**EXERCISE AIM**
Can you output the material exactly as written, minus any pictures it holds?

━━━━━━

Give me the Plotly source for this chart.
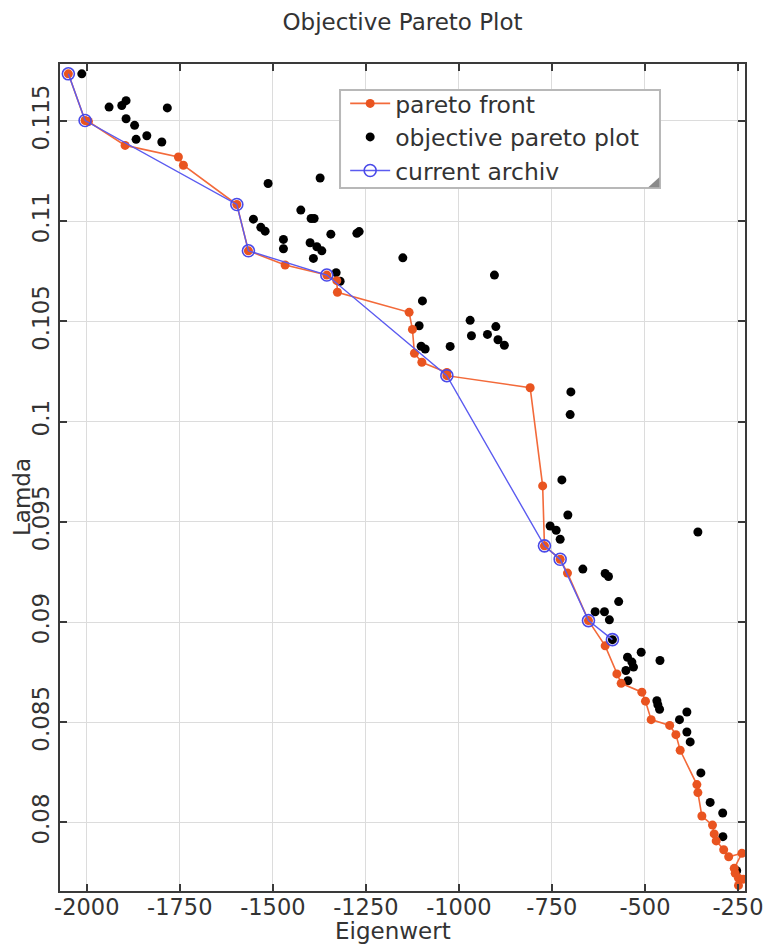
import plotly.graph_objects as go

# pareto front (orange)
pareto_x = [-2049.5, -2004.6, -1995.7, -1897.0, -1753.8, -1740.3, -1596.8, -1565.6, -1467.0,
            -1354.9, -1328.0, -1326.4, -1133.7, -1124.8, -1119.4, -1099.5, -1032.3, -1032.3,
            -808.4, -774.8, -770.0, -727.8, -708.1, -651.7, -606.8, -575.4, -563.8, -508.2,
            -498.5, -483.2, -433.4, -416.7, -405.2, -360.3, -357.6, -346.9, -318.4, -313.8,
            -308.4, -288.3, -274.8, -239.4, -260.0, -257.3, -248.5, -235.8, -248.5]
pareto_y = [0.11735, 0.11502, 0.11497, 0.11378, 0.11320, 0.11279, 0.11083, 0.10852, 0.10781,
            0.10731, 0.10703, 0.10645, 0.10545, 0.10460, 0.10341, 0.10296, 0.10245, 0.10229,
            0.10169, 0.09679, 0.09380, 0.09313, 0.09244, 0.09007, 0.08881, 0.08741, 0.08694,
            0.08650, 0.08605, 0.08513, 0.08484, 0.08438, 0.08360, 0.08189, 0.08149, 0.08032,
            0.07987, 0.07943, 0.07908, 0.07864, 0.07829, 0.07846, 0.07771, 0.07746, 0.07722,
            0.07717, 0.07686]

# objective pareto plot (black)
obj_x = [-2013.4, -1940.1, -1905.9, -1894.4, -1894.4, -1871.5, -1867.5, -1838.7, -1798.4, -1783.6,
         -1512.7, -1372.9, -1552.2, -1532.3, -1520.7, -1424.8, -1397.1, -1389.0, -1471.5, -1471.5,
         -1399.8, -1381.8, -1368.3, -1391.0, -1344.1, -1274.2, -1268.0, -1150.6, -1329.9, -1319.1,
         -1097.9, -1106.8, -1101.4, -1090.6, -1023.4, -969.7, -900.6, -966.2, -923.2, -894.9,
         -877.8, -904.4, -699.0, -700.9, -723.2, -707.1, -754.7, -738.5, -727.8, -666.8,
         -606.8, -597.9, -570.5, -633.7, -608.7, -595.5, -357.6, -510.0, -459.5, -546.8,
         -535.0, -530.7, -551.1, -545.8, -467.8, -465.2, -460.6, -387.2, -407.1, -387.2,
         -378.3, -349.6, -324.6, -290.9, -290.4, -253.3, -587.3]
obj_y = [0.11735, 0.11569, 0.11577, 0.11601, 0.11511, 0.11478, 0.11408, 0.11426, 0.11395, 0.11565,
         0.11188, 0.11215, 0.11010, 0.10969, 0.10950, 0.11055, 0.11013, 0.11013, 0.10909, 0.10862,
         0.10892, 0.10872, 0.10852, 0.10814, 0.10935, 0.10939, 0.10948, 0.10817, 0.10743, 0.10700,
         0.10602, 0.10478, 0.10376, 0.10362, 0.10375, 0.10505, 0.10474, 0.10428, 0.10435, 0.10408,
         0.10381, 0.10731, 0.10148, 0.10035, 0.09709, 0.09534, 0.09479, 0.09458, 0.09413, 0.09264,
         0.09242, 0.09227, 0.09102, 0.09051, 0.09051, 0.09011, 0.09449, 0.08849, 0.08808, 0.08824,
         0.08800, 0.08775, 0.08758, 0.08707, 0.08607, 0.08587, 0.08565, 0.08551, 0.08513, 0.08451,
         0.08402, 0.08247, 0.08100, 0.08047, 0.07929, 0.07759, 0.08912]

# current archiv (blue)
arch_x = [-2049.5, -2004.6, -1596.8, -1565.6, -1354.9, -1032.3, -770.0, -727.8, -651.7, -587.3]
arch_y = [0.11735, 0.11502, 0.11083, 0.10852, 0.10731, 0.10229, 0.09380, 0.09313, 0.09007, 0.08912]

x_ticks = [-2000, -1750, -1500, -1250, -1000, -750, -500, -250]
x_labels = ["-2000", "-1750", "-1500", "-1250", "-1000", "-750", "-500", "-250"]
y_ticks = [0.08, 0.085, 0.09, 0.095, 0.1, 0.105, 0.11, 0.115]
y_labels = ["0.08", "0.085", "0.09", "0.095", "0.1", "0.105", "0.11", "0.115"]

FONT = "DejaVu Sans"
AX = "#3a3a3a"
TXT = "#333333"
FS = 23

fig = go.Figure()
fig.add_trace(go.Scatter(
    x=obj_x, y=obj_y, mode="markers", name="objective pareto plot", legendrank=2,
    marker=dict(color="black", size=9)))
fig.add_trace(go.Scatter(
    x=pareto_x, y=pareto_y, mode="lines+markers", name="pareto front", legendrank=1,
    line=dict(color="#f36a3a", width=1.6),
    marker=dict(color="#e95420", size=9)))
fig.add_trace(go.Scatter(
    x=arch_x, y=arch_y, mode="lines+markers", name="current archiv", legendrank=3,
    line=dict(color="#5b5bf0", width=1.4),
    marker=dict(symbol="circle-open", color="#4a4ae8", size=12, line=dict(width=1.6))))

axis_common = dict(
    showline=True, linecolor=AX, linewidth=2, mirror="allticks",
    ticks="inside", ticklen=7, tickwidth=2, tickcolor=AX,
    showgrid=True, gridcolor="#dcdcdc", gridwidth=1, zeroline=False,
    automargin=False, ticklabeloverflow="allow",
)

fig.update_layout(
    width=766, height=945,
    paper_bgcolor="white", plot_bgcolor="white",
    margin=dict(l=60, r=21, t=64, b=54),
    title=dict(text="Objective Pareto Plot", x=0.5, xref="paper", y=0.9767, yref="container",
               yanchor="middle", font=dict(family=FONT, size=FS, color=TXT)),
    font=dict(family=FONT, color=TXT),
    xaxis=dict(range=[-2072, -231], tickvals=x_ticks, ticktext=x_labels, ticklabelstandoff=-5,
               tickfont=dict(family=FONT, size=22.5, color=TXT), **axis_common),
    yaxis=dict(range=[0.07658, 0.11784], tickvals=y_ticks, ticktext=y_labels, tickangle=-90,
               tickfont=dict(family=FONT, size=FS, color=TXT), **axis_common),
    legend=dict(x=0.4163, y=0.9787, xanchor="left", yanchor="top",
                bgcolor="rgba(0,0,0,0)", borderwidth=0,
                font=dict(family=FONT, size=23.5, color=TXT),
                itemwidth=40),
    showlegend=True,
    shapes=[
        dict(type="rect", xref="paper", yref="paper", x0=0.4088, x1=0.8759, y0=0.8501, y1=0.9686,
             fillcolor="white", line=dict(color="#b8b8b8", width=2), layer="above"),
        dict(type="path", xref="paper", yref="paper",
             path="M 0.8588 0.8509 L 0.8749 0.8630 L 0.8749 0.8509 Z",
             fillcolor="#8a8a8a", line=dict(width=0), layer="above"),
    ],
    annotations=[
        dict(text="Eigenwert", xref="paper", yref="paper", x=0.486, y=-0.0484,
             xanchor="center", yanchor="middle", showarrow=False,
             font=dict(family=FONT, size=FS, color=TXT)),
        dict(text="Lamda", xref="paper", yref="paper", x=-0.0555, y=0.4764,
             xanchor="center", yanchor="middle", showarrow=False, textangle=-90,
             font=dict(family=FONT, size=FS, color=TXT)),
    ],
)

fig.write_html("out.html", config={"displayModeBar": False},
               post_script="document.body.style.margin='0';document.body.style.overflow='hidden';")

━━━━━━

**EXERCISE ANSWER**
Give me the Plotly source for this chart.
import plotly.graph_objects as go

# pareto front (orange)
pareto_x = [-2049.5, -2004.6, -1995.7, -1897.0, -1753.8, -1740.3, -1596.8, -1565.6, -1467.0,
            -1354.9, -1328.0, -1326.4, -1133.7, -1124.8, -1119.4, -1099.5, -1032.3, -1032.3,
            -808.4, -774.8, -770.0, -727.8, -708.1, -651.7, -606.8, -575.4, -563.8, -508.2,
            -498.5, -483.2, -433.4, -416.7, -405.2, -360.3, -357.6, -346.9, -318.4, -313.8,
            -308.4, -288.3, -274.8, -239.4, -260.0, -257.3, -248.5, -235.8, -248.5]
pareto_y = [0.11735, 0.11502, 0.11497, 0.11378, 0.11320, 0.11279, 0.11083, 0.10852, 0.10781,
            0.10731, 0.10703, 0.10645, 0.10545, 0.10460, 0.10341, 0.10296, 0.10245, 0.10229,
            0.10169, 0.09679, 0.09380, 0.09313, 0.09244, 0.09007, 0.08881, 0.08741, 0.08694,
            0.08650, 0.08605, 0.08513, 0.08484, 0.08438, 0.08360, 0.08189, 0.08149, 0.08032,
            0.07987, 0.07943, 0.07908, 0.07864, 0.07829, 0.07846, 0.07771, 0.07746, 0.07722,
            0.07717, 0.07686]

# objective pareto plot (black)
obj_x = [-2013.4, -1940.1, -1905.9, -1894.4, -1894.4, -1871.5, -1867.5, -1838.7, -1798.4, -1783.6,
         -1512.7, -1372.9, -1552.2, -1532.3, -1520.7, -1424.8, -1397.1, -1389.0, -1471.5, -1471.5,
         -1399.8, -1381.8, -1368.3, -1391.0, -1344.1, -1274.2, -1268.0, -1150.6, -1329.9, -1319.1,
         -1097.9, -1106.8, -1101.4, -1090.6, -1023.4, -969.7, -900.6, -966.2, -923.2, -894.9,
         -877.8, -904.4, -699.0, -700.9, -723.2, -707.1, -754.7, -738.5, -727.8, -666.8,
         -606.8, -597.9, -570.5, -633.7, -608.7, -595.5, -357.6, -510.0, -459.5, -546.8,
         -535.0, -530.7, -551.1, -545.8, -467.8, -465.2, -460.6, -387.2, -407.1, -387.2,
         -378.3, -349.6, -324.6, -290.9, -290.4, -253.3, -587.3]
obj_y = [0.11735, 0.11569, 0.11577, 0.11601, 0.11511, 0.11478, 0.11408, 0.11426, 0.11395, 0.11565,
         0.11188, 0.11215, 0.11010, 0.10969, 0.10950, 0.11055, 0.11013, 0.11013, 0.10909, 0.10862,
         0.10892, 0.10872, 0.10852, 0.10814, 0.10935, 0.10939, 0.10948, 0.10817, 0.10743, 0.10700,
         0.10602, 0.10478, 0.10376, 0.10362, 0.10375, 0.10505, 0.10474, 0.10428, 0.10435, 0.10408,
         0.10381, 0.10731, 0.10148, 0.10035, 0.09709, 0.09534, 0.09479, 0.09458, 0.09413, 0.09264,
         0.09242, 0.09227, 0.09102, 0.09051, 0.09051, 0.09011, 0.09449, 0.08849, 0.08808, 0.08824,
         0.08800, 0.08775, 0.08758, 0.08707, 0.08607, 0.08587, 0.08565, 0.08551, 0.08513, 0.08451,
         0.08402, 0.08247, 0.08100, 0.08047, 0.07929, 0.07759, 0.08912]

# current archiv (blue)
arch_x = [-2049.5, -2004.6, -1596.8, -1565.6, -1354.9, -1032.3, -770.0, -727.8, -651.7, -587.3]
arch_y = [0.11735, 0.11502, 0.11083, 0.10852, 0.10731, 0.10229, 0.09380, 0.09313, 0.09007, 0.08912]

x_ticks = [-2000, -1750, -1500, -1250, -1000, -750, -500, -250]
x_labels = ["-2000", "-1750", "-1500", "-1250", "-1000", "-750", "-500", "-250"]
y_ticks = [0.08, 0.085, 0.09, 0.095, 0.1, 0.105, 0.11, 0.115]
y_labels = ["0.08", "0.085", "0.09", "0.095", "0.1", "0.105", "0.11", "0.115"]

FONT = "DejaVu Sans"
AX = "#3a3a3a"
TXT = "#333333"
FS = 23

fig = go.Figure()
fig.add_trace(go.Scatter(
    x=obj_x, y=obj_y, mode="markers", name="objective pareto plot", legendrank=2,
    marker=dict(color="black", size=9)))
fig.add_trace(go.Scatter(
    x=pareto_x, y=pareto_y, mode="lines+markers", name="pareto front", legendrank=1,
    line=dict(color="#f36a3a", width=1.6),
    marker=dict(color="#e95420", size=9)))
fig.add_trace(go.Scatter(
    x=arch_x, y=arch_y, mode="lines+markers", name="current archiv", legendrank=3,
    line=dict(color="#5b5bf0", width=1.4),
    marker=dict(symbol="circle-open", color="#4a4ae8", size=12, line=dict(width=1.6))))

axis_common = dict(
    showline=True, linecolor=AX, linewidth=2, mirror="allticks",
    ticks="inside", ticklen=7, tickwidth=2, tickcolor=AX,
    showgrid=True, gridcolor="#dcdcdc", gridwidth=1, zeroline=False,
    automargin=False, ticklabeloverflow="allow",
)

fig.update_layout(
    width=766, height=945,
    paper_bgcolor="white", plot_bgcolor="white",
    margin=dict(l=60, r=21, t=64, b=54),
    title=dict(text="Objective Pareto Plot", x=0.5, xref="paper", y=0.9767, yref="container",
               yanchor="middle", font=dict(family=FONT, size=FS, color=TXT)),
    font=dict(family=FONT, color=TXT),
    xaxis=dict(range=[-2072, -231], tickvals=x_ticks, ticktext=x_labels, ticklabelstandoff=-5,
               tickfont=dict(family=FONT, size=22.5, color=TXT), **axis_common),
    yaxis=dict(range=[0.07658, 0.11784], tickvals=y_ticks, ticktext=y_labels, tickangle=-90,
               tickfont=dict(family=FONT, size=FS, color=TXT), **axis_common),
    legend=dict(x=0.4163, y=0.9787, xanchor="left", yanchor="top",
                bgcolor="rgba(0,0,0,0)", borderwidth=0,
                font=dict(family=FONT, size=23.5, color=TXT),
                itemwidth=40),
    showlegend=True,
    shapes=[
        dict(type="rect", xref="paper", yref="paper", x0=0.4088, x1=0.8759, y0=0.8501, y1=0.9686,
             fillcolor="white", line=dict(color="#b8b8b8", width=2), layer="above"),
        dict(type="path", xref="paper", yref="paper",
             path="M 0.8588 0.8509 L 0.8749 0.8630 L 0.8749 0.8509 Z",
             fillcolor="#8a8a8a", line=dict(width=0), layer="above"),
    ],
    annotations=[
        dict(text="Eigenwert", xref="paper", yref="paper", x=0.486, y=-0.0484,
             xanchor="center", yanchor="middle", showarrow=False,
             font=dict(family=FONT, size=FS, color=TXT)),
        dict(text="Lamda", xref="paper", yref="paper", x=-0.0555, y=0.4764,
             xanchor="center", yanchor="middle", showarrow=False, textangle=-90,
             font=dict(family=FONT, size=FS, color=TXT)),
    ],
)

fig.write_html("out.html", config={"displayModeBar": False},
               post_script="document.body.style.margin='0';document.body.style.overflow='hidden';")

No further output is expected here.